London - Harwich - Amsterdam - Berlin - Warsaw - Budapest - Prague (where all my luggage got stolen).

And the best of the lot... Moscow to Omsk in Siberia (not on the Trans-Siberian Express, but on the alternative, cheaper route, via Kazakhstan). Three days, with food supplied by a wonderful Russian woman who took meal orders and used the 20 minute breaks at stations to go shopping for whatever people wanted her to cook. Although many of the Russians on the train had brought their own fresh vegetables. One discovery - unlimited quantities of Moldovan brandy "can cause drowsiness".
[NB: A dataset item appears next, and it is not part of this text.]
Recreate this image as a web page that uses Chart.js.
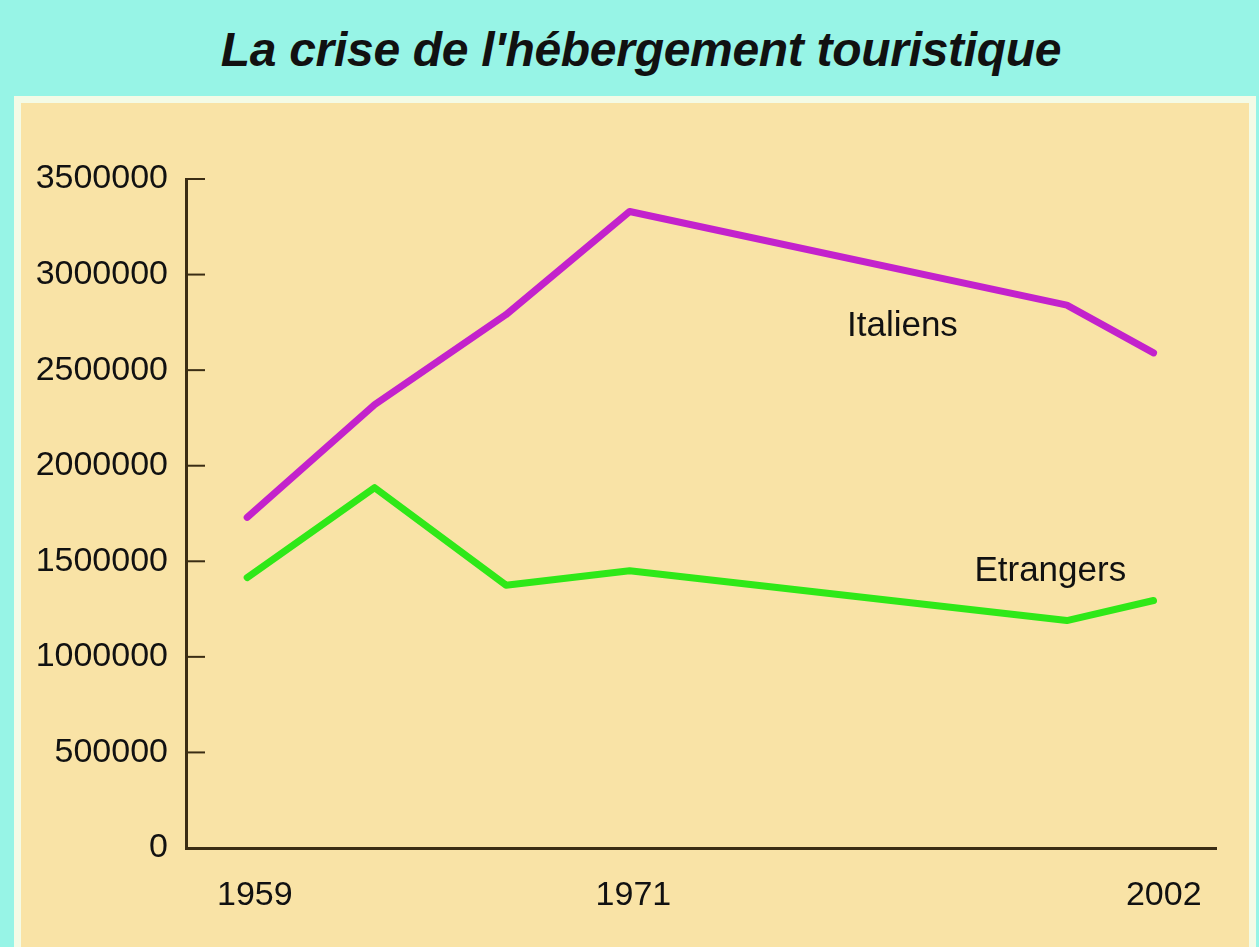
<!DOCTYPE html>
<html>
<head>
<meta charset="utf-8">
<script src="https://cdn.jsdelivr.net/npm/chart.js@4"></script>
<style>
    body { margin: 0; width: 1259px; height: 947px; overflow: hidden; background: #97f4e6; font-family: 'Liberation Sans', Arial, sans-serif; }
    .title {
        position: absolute; left: 0; top: 22px; width: 1282px; text-align: center;
        font-size: 48px; font-weight: bold; font-style: italic; color: #111;
        letter-spacing: -0.3px;
    }
    .panel {
        position: absolute; left: 14px; top: 96px; width: 1228px; height: 860px;
        background: #f9e3a6; border: 7px solid #f4fbe6;
    }
    #wrap { position: absolute; left: 0; top: 0; width: 1259px; height: 947px; }
</style>
</head>
<body>
<div class="title">La crise de l'hébergement touristique</div>
<div class="panel"></div>
<div id="wrap"><canvas id="chart"></canvas></div>

<script>
// positions of the data points along the x axis (the axis is not linear in years)
const xSlots = [0, 1, 2.03, 3, 6.43, 7.11];
const italiens = [1730000, 2320000, 2790000, 3330000, 2840000, 2590000];
const etrangers = [1415000, 1885000, 1375000, 1450000, 1190000, 1295000];

// only three years are labelled under the axis
const xTickSlots = [0.06, 3.03, 7.19];
const xTickLabels = ['1959', '1971', '2002'];

const yTicks = [0, 500000, 1000000, 1500000, 2000000, 2500000, 3000000, 3500000];

// series names written next to the lines (x slot, y value)
const seriesNotes = [
    { text: 'Italiens', x: 5.14, y: 2730000 },
    { text: 'Etrangers', x: 6.3, y: 1445000 }
];

const axisColor = '#3b2d14';
const font = "'Liberation Sans', Arial, sans-serif";

const toPoints = (vals) => vals.map((v, i) => ({ x: xSlots[i], y: v }));

// short tick marks pointing into the plot, plus the series names
const innerTicks = {
    id: 'innerTicks',
    afterDatasetsDraw(chart) {
        const { ctx, chartArea, scales } = chart;
        ctx.save();
        ctx.strokeStyle = axisColor;
        ctx.lineWidth = 2;
        scales.y.ticks.forEach(t => {
            if (t.value === 0) return;
            const y = scales.y.getPixelForValue(t.value);
            ctx.beginPath();
            ctx.moveTo(chartArea.left, y);
            ctx.lineTo(chartArea.left + 19, y);
            ctx.stroke();
        });
        ctx.fillStyle = '#111';
        ctx.font = `35px ${font}`;
        ctx.textAlign = 'center';
        ctx.textBaseline = 'middle';
        seriesNotes.forEach(n => {
            ctx.fillText(n.text, scales.x.getPixelForValue(n.x), scales.y.getPixelForValue(n.y));
        });
        ctx.restore();
    }
};

new Chart(document.getElementById('chart'), {
    type: 'line',
    data: {
        datasets: [
            {
                label: 'Italiens',
                data: toPoints(italiens),
                borderColor: '#c322cc',
                borderWidth: 7,
                pointRadius: 0,
                tension: 0,
                borderJoinStyle: 'round',
                borderCapStyle: 'round'
            },
            {
                label: 'Etrangers',
                data: toPoints(etrangers),
                borderColor: '#2fe818',
                borderWidth: 7,
                pointRadius: 0,
                tension: 0,
                borderJoinStyle: 'round',
                borderCapStyle: 'round'
            }
        ]
    },
    options: {
        responsive: true,
        maintainAspectRatio: false,
        animation: false,
        layout: { padding: { left: 0, right: 43, top: 179, bottom: 0 } },
        plugins: { legend: { display: false }, tooltip: { enabled: false } },
        scales: {
            x: {
                type: 'linear',
                min: -0.48,
                max: 7.6,
                afterFit(scale) { scale.height = 99; },
                afterBuildTicks(scale) { scale.ticks = xTickSlots.map(v => ({ value: v })); },
                grid: { drawOnChartArea: false, drawTicks: false },
                border: { color: axisColor, width: 3 },
                ticks: {
                    padding: 27,
                    color: '#111',
                    font: { family: font, size: 34 },
                    maxRotation: 0,
                    autoSkip: false,
                    callback: (v, i) => xTickLabels[i]
                }
            },
            y: {
                min: 0,
                max: 3500000,
                afterFit(scale) { scale.width = 186; },
                afterBuildTicks(scale) { scale.ticks = yTicks.map(v => ({ value: v })); },
                grid: { drawOnChartArea: false, drawTicks: false },
                border: { color: axisColor, width: 3 },
                ticks: {
                    padding: 18,
                    color: '#111',
                    font: { family: font, size: 34 },
                    callback: (v) => String(v)
                }
            }
        }
    },
    plugins: [innerTicks]
});
</script>
</body>
</html>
Things happen on trains. You'll meet people you'll never see again. And you'll be in their company long enough to get to know them well. Highly recommended.
 




Dick Knights Mumm

Take me Home Falmer Road
Jul 5, 2003
19,736
Hither and Thither
It never even occurred to us to go to Eastern Europe, I don't even know that was an option. We mainly did Spain, France, Italy, Switzerland, but they seemed exotic then. In Spain we didn't go to Torremolinos or anywhere, but there was free wine from those watering can things whenever we ate. For a few days we split up and I went around on my own around northern Italy, my mate was in an on-going legover situation. It was just a great experience. I remeber we decided not to go to Scandinavia as it those days Brighton was wall-to-wall EF students with blond hair. Marvellous.
 


Gluteus Maximus

Active member
Jul 10, 2003
340
Trumpton
Ah indeed. Being asked to give blood in the back of a van just outside Naples station, mad Spanish train guard's sleep deprivation tactics between Madrid and Lisbon, campsite toilets, falling down cavernous sewer holes in Corfu roads at 2 in the morning, eating nothing but bread and Dan Cakes for 4 weeks. Seeing Man of Harveys lose weight.
Halcyon days.
 




Man of Harveys

Well-known member
Jul 9, 2003
18,878
Brighton, UK
It's true, most of it went in one go at Nuremberg station. The messy event was promptly dubbed the "Nuremberg trial".

Gluteus also got hit by a car in Corfu, so he fell down a sewer and got hit by a car in two days. Thankfully his protective body hair prevented any serious injury.